In a major scientific breakthrough, researchers have discovered an unusual mechanism of heat transport in solids that fundamentally reshapes the understanding of how heat flows in crystalline materials. This can have implications in next-generation thermo-electrics and thermal management technologies that have applications in the strategic and industrial domains.
Heat in solids is typically carried by quasi-particles called phonons, which generally behave like particles that scatter as they move through a crystal lattice. This understanding has guided materials design for decades.
Researchers at Jawaharlal Nehru Centre for Advanced Scientific Research have now demonstrated a rare transition in which phonons stop behaving like particles and instead propagate through wave-like activity.
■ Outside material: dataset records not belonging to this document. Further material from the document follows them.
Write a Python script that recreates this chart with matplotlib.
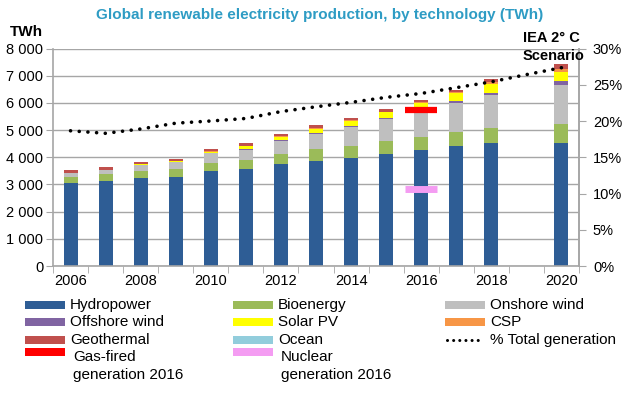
import matplotlib
matplotlib.use("Agg")
import matplotlib.pyplot as plt
import numpy as np
from matplotlib.patches import Rectangle
from matplotlib.lines import Line2D

plt.rcParams['font.family'] = ['Liberation Sans', 'DejaVu Sans']

# ---- data ----
years_bar = [2006, 2007, 2008, 2009, 2010, 2011, 2012, 2013, 2014, 2015, 2016, 2017, 2018, 2020]
hydro    = [3066, 3127, 3248, 3285, 3491, 3552, 3759, 3853, 3988, 4135, 4258, 4405, 4540, 4540]
bio      = [206, 243, 256, 292, 305, 329, 365, 441, 417, 454, 490, 515, 552, 699]
onshore  = [134, 146, 194, 255, 352, 401, 487, 577, 712, 822, 940, 1080, 1215, 1436]
offshore = [3, 5, 7, 9, 12, 16, 20, 25, 30, 40, 45, 55, 65, 120]
solar    = [20, 22, 30, 30, 45, 100, 115, 160, 190, 200, 265, 300, 340, 340]
csp      = [5, 5, 8, 8, 10, 15, 18, 22, 25, 28, 30, 35, 45, 100]
geo      = [90, 85, 85, 70, 75, 95, 85, 95, 95, 85, 90, 95, 110, 180]
ocean    = [5, 5, 5, 5, 5, 5, 5, 5, 5, 5, 5, 5, 5, 8]

years_pct = [2006, 2007, 2008, 2009, 2010, 2011, 2012, 2013, 2014, 2015, 2016, 2017, 2018, 2019, 2020]
pct_total = [18.65, 18.3, 18.9, 19.7, 20.0, 20.35, 21.3, 21.96, 22.57, 23.26, 23.8, 24.6, 25.4, 26.4, 27.35]

gas_year, gas_2016 = 2016, 5750
nuclear_year, nuclear_2016 = 2016, 2850

x_labels = [2006, 2008, 2010, 2012, 2014, 2016, 2018, 2020]
y_ticks = [0, 1000, 2000, 3000, 4000, 5000, 6000, 7000, 8000]
y_labels = ["0", "1 000", "2 000", "3 000", "4 000", "5 000", "6 000", "7 000", "8 000"]
pct_ticks = [0, 5, 10, 15, 20, 25, 30]

series = [
    ("Hydropower", hydro, "#2e5d95"),
    ("Bioenergy", bio, "#9bbb59"),
    ("Onshore wind", onshore, "#bfbfbf"),
    ("Offshore wind", offshore, "#8064a2"),
    ("Solar PV", solar, "#ffff00"),
    ("CSP", csp, "#f79646"),
    ("Geothermal", geo, "#c0504d"),
    ("Ocean", ocean, "#92cddc"),
]
colors = {name: col for name, _, col in series}
gas_col = "#ff0000"
nuc_col = "#f49cf2"

W, H = 640, 394
fig = plt.figure(figsize=(W / 100, H / 100), dpi=100)
ax = fig.add_axes([53 / W, 1 - 266 / H, (579 - 53) / W, (266 - 48.5) / H])

grid_c = "#a6a6a6"
ax.set_axisbelow(True)
ax.yaxis.grid(True, color=grid_c, lw=1)

bottom = np.zeros(len(years_bar))
for name, vals, col in series:
    ax.bar(years_bar, vals, width=0.4, bottom=bottom, color=col, edgecolor='none', zorder=2)
    bottom += np.array(vals)

ax.hlines(gas_2016, gas_year - 0.46, gas_year + 0.46, color=gas_col, lw=4.5, zorder=4)
ax.hlines(nuclear_2016, nuclear_year - 0.46, nuclear_year + 0.46, color=nuc_col, lw=5, zorder=4)

ax.set_xlim(2005.5, 2020.5)
ax.set_ylim(0, 8000)
ax.set_yticks(y_ticks)
ax.set_yticklabels(y_labels, fontsize=10.5)
ax.set_xticks(x_labels)
ax.set_xticklabels([str(v) for v in x_labels], fontsize=10.5)
ax.set_xticks(np.arange(2005.5, 2021, 1.0), minor=True)
ax.tick_params(axis='x', which='major', length=0, pad=6)
ax.tick_params(axis='x', which='minor', length=5, color=grid_c, direction='out')
ax.tick_params(axis='y', length=5, color=grid_c, direction='out', pad=2)
ax.spines['top'].set_visible(False)
for s in ['left', 'bottom', 'right']:
    ax.spines[s].set_color(grid_c)
    ax.spines[s].set_linewidth(1.2)

ax2 = ax.twinx()
ax2.set_ylim(0, 30)
ax2.set_yticks(pct_ticks)
ax2.set_yticklabels([f"{v}%" for v in pct_ticks], fontsize=10.5)
ax2.tick_params(axis='y', length=5, color=grid_c, direction='out', pad=5)
for s in ['top', 'left', 'bottom']:
    ax2.spines[s].set_visible(False)
ax2.spines['right'].set_color(grid_c)
ax2.spines['right'].set_linewidth(1.2)
ax2.plot(years_pct, pct_total, color='black', lw=2.6,
         linestyle=(0, (0.01, 2.4)), dash_capstyle='round', zorder=5)

fig.text(0.5, 1 - 15 / H, "Global renewable electricity production, by technology (TWh)",
         ha='center', va='center', color="#2e9cc4", fontsize=11, fontweight='bold')
fig.text(10 / W, 1 - 32 / H, "TWh", ha='left', va='center', fontsize=11, fontweight='bold')
fig.text(580 / W, 1 - 38 / H, "IEA 2° C", ha='right', va='center', fontsize=10.5, fontweight='bold')
fig.text(584 / W, 1 - 56 / H, "Scenario", ha='right', va='center', fontsize=10.5, fontweight='bold')

# ---- legend (manual layout in pixel positions) ----
legend_cols = [25, 233, 445]
legend_rows = [305, 322, 340]
legend_items = [
    [("Hydropower", colors["Hydropower"]), ("Offshore wind", colors["Offshore wind"]),
     ("Geothermal", colors["Geothermal"])],
    [("Bioenergy", colors["Bioenergy"]), ("Solar PV", colors["Solar PV"]),
     ("Ocean", colors["Ocean"])],
    [("Onshore wind", colors["Onshore wind"]), ("CSP", colors["CSP"]), None],
]
hw, hh = 40, 8
lfs = 11
for ci, col_items in enumerate(legend_items):
    x0 = legend_cols[ci]
    for ri, item in enumerate(col_items):
        y = legend_rows[ri]
        if item is None:
            fig.add_artist(Line2D([(x0 + 2) / W, (x0 + hw - 2) / W], [1 - y / H, 1 - y / H],
                                  transform=fig.transFigure, color='black', lw=2.2,
                                  linestyle=(0, (0.01, 2.0)), dash_capstyle='round'))
            fig.text((x0 + hw + 5) / W, 1 - y / H, "% Total generation", ha='left', va='center', fontsize=lfs)
            continue
        label, c = item
        fig.add_artist(Rectangle((x0 / W, 1 - (y + hh / 2) / H), hw / W, hh / H,
                                 transform=fig.transFigure, facecolor=c, edgecolor='none'))
        fig.text((x0 + hw + 5) / W, 1 - y / H, label, ha='left', va='center', fontsize=lfs)

for x0, c, l1 in [(legend_cols[0], gas_col, "Gas-fired"), (legend_cols[1], nuc_col, "Nuclear")]:
    yh = 352
    fig.add_artist(Rectangle((x0 / W, 1 - (yh + hh / 2) / H), hw / W, hh / H,
                             transform=fig.transFigure, facecolor=c, edgecolor='none'))
    fig.text((x0 + hw + 8) / W, 1 - 357 / H, l1, ha='left', va='center', fontsize=lfs)
    fig.text((x0 + hw + 8) / W, 1 - 375 / H, "generation 2016", ha='left', va='center', fontsize=lfs)

fig.savefig("out.png", dpi=100)
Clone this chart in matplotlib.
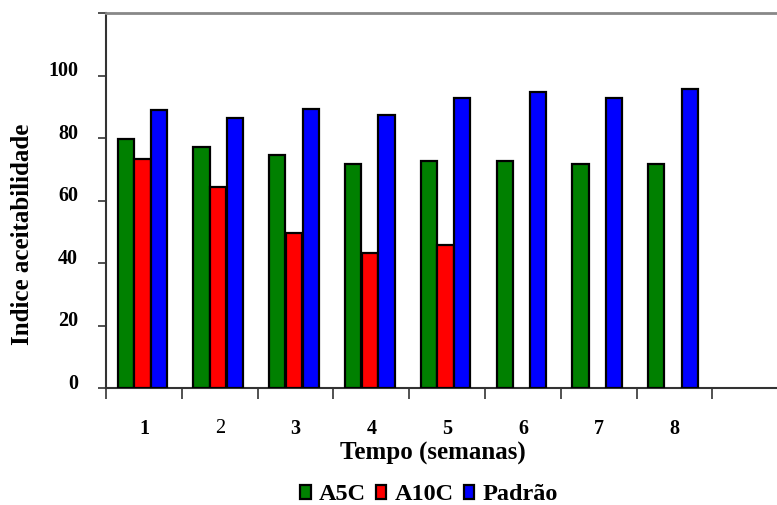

This particle-to-wave-like crossover was observed in a newly studied inorganic material based on thalium and silver-iodide, according to information shared by the Ministry of Science and Technology on Friday.
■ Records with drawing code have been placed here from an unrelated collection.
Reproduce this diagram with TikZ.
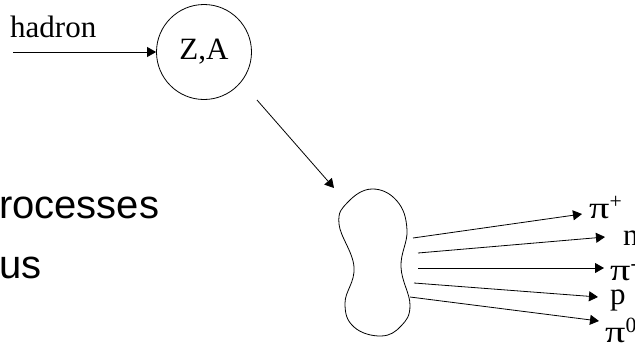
\documentclass[tikz,border=0pt]{standalone}
\usepackage{fontspec}
\setmainfont{Liberation Serif}
\newfontfamily\arialfont{Liberation Sans}
\usetikzlibrary{arrows.meta}
\newcommand{\wpi}{\scalebox{1.3}[1.0]{π}}
\tikzset{
  lbl/.style={inner sep=0pt, anchor=base west, font=\fontsize{31}{31}\selectfont},
  big/.style={inner sep=0pt, anchor=base west, font=\arialfont\fontsize{40}{40}\selectfont},
  ray/.style={-{Triangle[length=9pt,width=10pt]}, line width=0.8pt},
}
\begin{document}
\begin{tikzpicture}[x=1pt,y=-1pt,line join=round]
\useasboundingbox (0,0) rectangle (635,346);
% incoming hadron and target nucleus
\node[lbl] (had) at (10,37) {hadron};
\node[draw,circle,minimum size=95pt,inner sep=0pt,line width=0.8pt,
      font=\fontsize{31}{31}\selectfont] (nuc) at (204,52) {Z,A};
\coordinate (hin) at (13,52);
\draw[ray] (hin) -- (nuc.west);
\coordinate (d1) at (257,100);
\coordinate (d2) at (334,188);
\draw[ray] (d1) -- (d2);
% excited nucleus
\draw[line width=0.8pt] plot[smooth cycle,tension=0.7] coordinates {
  (372,189) (397,201) (407,230) (401,267) (410,305) (401,326) (381,336)
  (354,327) (345,303) (354,267) (339,224) (348,202)};
% text on the left
\node[big] (t1) at (-1,218) {rocesses};
\node[big] (t2) at (-1,278) {us};
% outgoing particles
\node[lbl] (pip) at (589,218) {\wpi\textsuperscript{+}};
\node[lbl] (neu) at (623,245) {n};
\node[lbl] (pim) at (610,280) {\wpi\textsuperscript{-}};
\node[lbl] (pro) at (610,304) {p};
\node[lbl] (piz) at (605,342) {\wpi\textsuperscript{0}};
\coordinate (s1) at (413,238); \coordinate (e1) at (582,214);
\coordinate (s2) at (418,253); \coordinate (e2) at (605,237);
\coordinate (s3) at (418,268); \coordinate (e3) at (604,268);
\coordinate (s4) at (414,283); \coordinate (e4) at (598,297);
\coordinate (s5) at (410,297); \coordinate (e5) at (599,321);
\foreach \i in {1,...,5}
  \draw[ray] (s\i) -- (e\i);
\end{tikzpicture}
\end{document}
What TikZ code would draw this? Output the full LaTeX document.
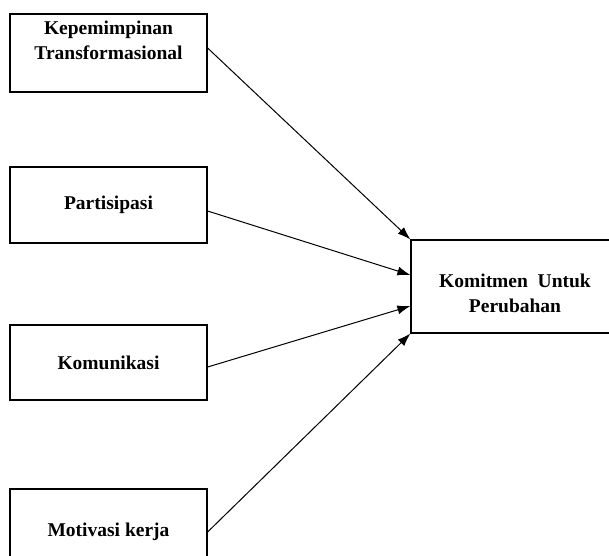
\documentclass[tikz,border=0pt]{standalone}
\usepackage{fontspec}
\setmainfont{Liberation Serif}
\usetikzlibrary{arrows.meta,positioning}
\tikzset{kotak/.style={draw,line width=1.2pt,inner sep=0pt},
 teks/.style={font=\bfseries\fontsize{19.5}{25}\selectfont,align=center},
 panah/.style={-{Latex[length=13pt,width=9pt]},line width=1pt}}

\begin{document}
\begin{tikzpicture}[x=1pt,y=-1pt]
  \useasboundingbox (0,0) rectangle (609,555);
  \clip (0,0) rectangle (609,555);

  \node[kotak, minimum width=197pt, minimum height=78pt] (kepemimpinan) at (108.5,53) {};
  \node[teks, inner sep=0pt, below=7pt of kepemimpinan.north] (judul) {Kepemimpinan\\Transformasional};

  \node[kotak, teks, minimum width=197pt, minimum height=76pt] (partisipasi) at (108.5,205) {Partisipasi};
  \node[kotak, teks, minimum width=197pt, minimum height=75pt] (komunikasi) at (108.5,362.5) {Komunikasi};
  \node[kotak, teks, minimum width=197pt, minimum height=86pt] (motivasi) at (108.5,532) {Motivasi kerja};

  \node[kotak, minimum width=208pt, minimum height=93pt] (komitmen) at (515,286.5) {};
  \node[teks, inner sep=0pt] (hasil) at ([yshift=-7pt]komitmen.center) {Komitmen\ \ Untuk\\Perubahan};

  \draw[panah]
  ([yshift=5pt]kepemimpinan.east) -- (komitmen.north west);
  \draw[panah]
  ([yshift=-6pt]partisipasi.east) -- ([yshift=11.5pt]komitmen.west);
  \draw[panah]
  ([yshift=-4.5pt]komunikasi.east) -- ([yshift=-19.5pt]komitmen.west);
  \draw[panah]
  (motivasi.east) -- (komitmen.south west);

\end{tikzpicture}
\end{document}
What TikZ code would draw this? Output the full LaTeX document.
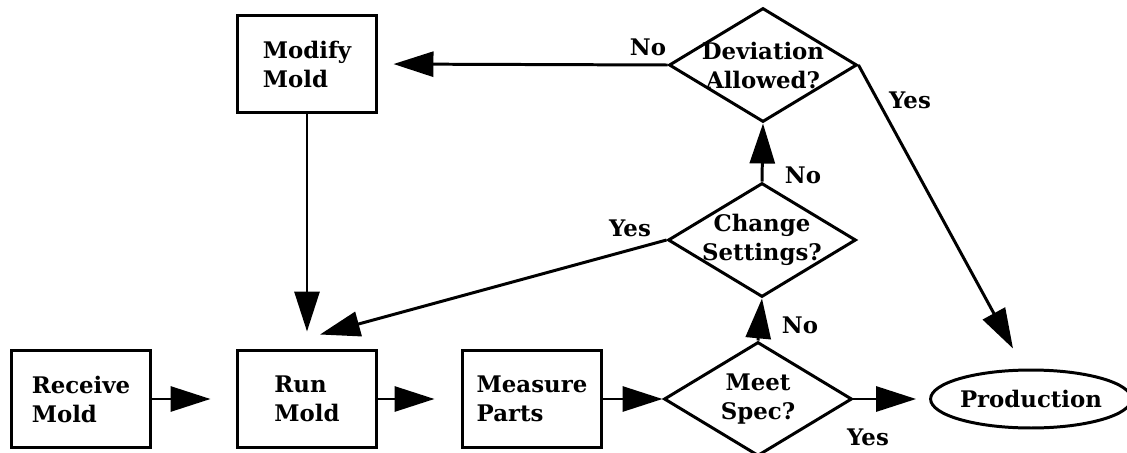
\documentclass[tikz,border=0pt]{standalone}
\usepackage{fontspec}
\setmainfont{DejaVu Serif}
\usetikzlibrary{arrows.meta,shapes.geometric}

\begin{document}
\begin{tikzpicture}[x=0.02cm,y=-0.02cm,line join=miter,font=\bfseries\fontsize{13}{16.5}\selectfont]
  \tikzset{stepbox/.style={draw,line width=1.7pt,minimum width=2.8cm,minimum height=1.96cm,align=left,inner sep=2pt},
    decision/.style={draw,diamond,line width=1.7pt,shape aspect=1.65,minimum width=3.76cm,minimum height=2.28cm,inner sep=-10pt,align=center},
    terminal/.style={draw,ellipse,line width=1.7pt,minimum width=3.76cm,minimum height=1.16cm,inner sep=0pt},
    flow/.style={line width=1.7pt,-{Triangle[length=0.8cm,width=0.5cm]}},
    lbl/.style={inner sep=1pt}}

  \useasboundingbox (0,0) rectangle (1127,453);

  % process steps
  \node[stepbox] (receive) at (81,399) {Receive\\Mold};
  \node[stepbox] (run) at (307,399) {Run\\Mold};
  \node[stepbox] (measure) at (532,399) {Measure\\Parts};
  \node[stepbox] (modify) at (307,64) {Modify\\Mold};

  % decisions
  \node[decision] (meet) at (758,399) {Meet\\Spec?};
  \node[decision] (change) at (762,240) {Change\\Settings?};
  \node[decision] (deviation) at (763,65) {Deviation\\Allowed?};

  \node[terminal] (production) at (1031,399) {Production};

  % connectors
  \draw[flow,shorten >=0.5cm] (receive.east) -- (run.west);
  \draw[flow,shorten >=0.52cm] (run.east) -- (measure.west);
  \draw[flow] (measure.east) -- (meet.west);
  \draw[flow,shorten >=0.26cm] (meet.east) -- (production.west);
  \draw[flow] (meet.north) -- (change.south);
  \draw[flow] (change.north) -- (deviation.south);
  \draw[flow,shorten >=0.3cm] (deviation.west) -- (modify.east);
  \draw[flow,shorten >=0.34cm] (modify.south) -- (run.north);
  \draw[flow] (change.west) -- ([xshift=0.26cm,yshift=0.28cm]run.north);
  \draw[flow] (deviation.east) -- ([xshift=-0.36cm,yshift=0.4cm]production.north);

  % answers
  \node[lbl] (devno) at (648,47) {No};
  \node[lbl] (devyes) at (910,100) {Yes};
  \node[lbl] (chgno) at (803,175) {No};
  \node[lbl] (chgyes) at (630,228) {Yes};
  \node[lbl] (meetno) at (800,325) {No};
  \node[lbl] (meetyes) at (868,437) {Yes};
\end{tikzpicture}
\end{document}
At the heart of this discovery is the unique crystal chemistry of the material, termed as Tl2AgI3. “It is a rare example of a material that behaves simultaneously like a crystal and a glass. It retains long-range crystalline order, yet conducts heat in a glass-like manner due to phonon localisation and wave-like coherence,” Prof Kanishka Biswas, who undertook the work, said.
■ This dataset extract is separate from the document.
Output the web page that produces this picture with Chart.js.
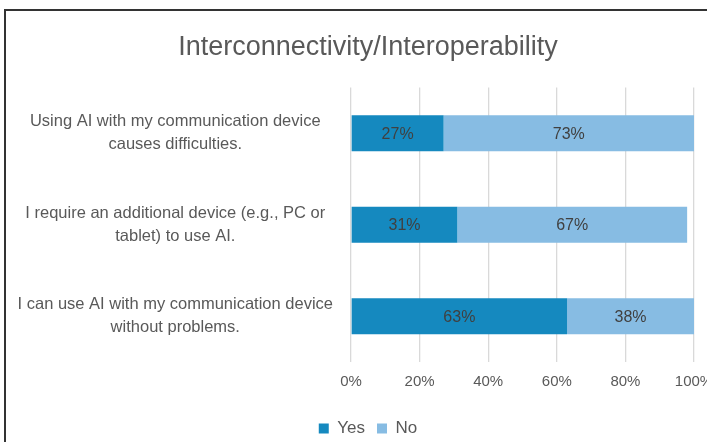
<!DOCTYPE html>
<html>
<head>
<meta charset="utf-8">
<script src="https://cdn.jsdelivr.net/npm/chart.js@4.4.1/dist/chart.umd.min.js"></script>
<style>
  html, body { margin: 0; padding: 0; background: #fff; overflow: hidden; }
  #frame {
    position: absolute; left: 4px; top: 9px;
    width: 730px; height: 470px;
    border-left: 2px solid #333; border-top: 2px solid #333;
  }
  #chart { display: block; }
</style>
</head>
<body>
<div id="frame"><canvas id="chart" width="724" height="444"></canvas></div>
<script>
// survey statements, one bar each
var categories = [
    ['Using AI with my communication device', 'causes difficulties.'],
    ['I require an additional device (e.g., PC or', 'tablet) to use AI.'],
    ['I can use AI with my communication device', 'without problems.']
];
var yesValues = [27, 31, 63];
var noValues = [73, 67, 38];
var xTicks = [0, 20, 40, 60, 80, 100];

var textGray = '#595959';
var labelFont = "'Liberation Sans', Arial, sans-serif";

// prints the percentage in the middle of each bar segment
var barLabels = {
    id: 'barLabels',
    afterDatasetsDraw: function(chart) {
        var ctx = chart.ctx;
        var area = chart.chartArea;
        ctx.save();
        ctx.font = '16px ' + labelFont;
        ctx.fillStyle = '#404040';
        ctx.textAlign = 'center';
        ctx.textBaseline = 'middle';
        chart.data.datasets.forEach(function(ds, i) {
            var meta = chart.getDatasetMeta(i);
            meta.data.forEach(function(bar, j) {
                var p = bar.getProps(['x', 'y', 'base'], true);
                var right = Math.min(p.x, area.right);
                var left = Math.max(p.base, area.left);
                ctx.fillText(ds.data[j] + '%', (left + right) / 2, p.y + 1);
            });
        });
        ctx.restore();
    }
};

new Chart(document.getElementById('chart'), {
    type: 'bar',
    data: {
        labels: categories,
        datasets: [
            { label: 'Yes', data: yesValues, backgroundColor: '#1589bf' },
            { label: 'No', data: noValues, backgroundColor: '#87bce3' }
        ]
    },
    options: {
        indexAxis: 'y',
        responsive: false,
        animation: false,
        barPercentage: 0.393,
        categoryPercentage: 1,
        layout: { padding: { left: 0, right: 0, top: 0, bottom: 8 } },
        scales: {
            x: {
                stacked: true,
                min: 0,
                max: 100,
                afterBuildTicks: function(scale) {
                    scale.ticks = xTicks.map(function(v) { return { value: v }; });
                },
                afterFit: function(scale) {
                    scale.height += 6;
                    scale.paddingRight = 36;
                },
                ticks: {
                    color: textGray,
                    font: { family: labelFont, size: 15 },
                    padding: 11,
                    callback: function(v) { return v + '%'; }
                },
                grid: { color: '#d9d9d9', lineWidth: 1.3, drawTicks: false },
                border: { display: false }
            },
            y: {
                stacked: true,
                afterFit: function(scale) { scale.width = 345; },
                ticks: {
                    color: textGray,
                    font: { family: labelFont, size: 16.5, lineHeight: 1.38 },
                    crossAlign: 'center',
                    padding: 18
                },
                grid: { display: false, drawTicks: false },
                border: { display: false }
            }
        },
        plugins: {
            title: {
                display: true,
                text: 'Interconnectivity/Interoperability',
                color: textGray,
                font: { family: labelFont, size: 27, weight: 'normal' },
                padding: { top: 20, bottom: 24 }
            },
            legend: {
                position: 'bottom',
                labels: {
                    color: textGray,
                    font: { family: labelFont, size: 17 },
                    boxWidth: 10,
                    boxHeight: 10,
                    padding: 12
                }
            },
            tooltip: { enabled: false }
        }
    },
    plugins: [barLabels]
});
</script>
</body>
</html>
“This is a rare experimental realization of a concept that was largely theoretical. We have shown that crystalline solids do not have to be strictly particle-like phonon scattering in how they carry heat. Instead, they can access a mixed regime where wave-like coherence dominates, leading to ultralow and glassy thermal conductivity,” Prof Biswas added.
The research, published in Proceedings of National Academy of Sciences, a US-based peer-reviewed journal, showed that the material exhibits an exceptionally low lattice thermal conductivity. Remarkably, instead of decreasing continuously with temperature as expected for normal crystals, the thermal conductivity becomes nearly temperature independent above around 125K, signalling a breakdown of conventional phonon gas model.
By combining state-of-the-art synchrotron X-ray pair distribution function measurements, low-temperature thermal transport experiments, Raman spectroscopy, and advanced first-principles theoretical calculation, the researchers provided a comprehensive picture of this phenomenon.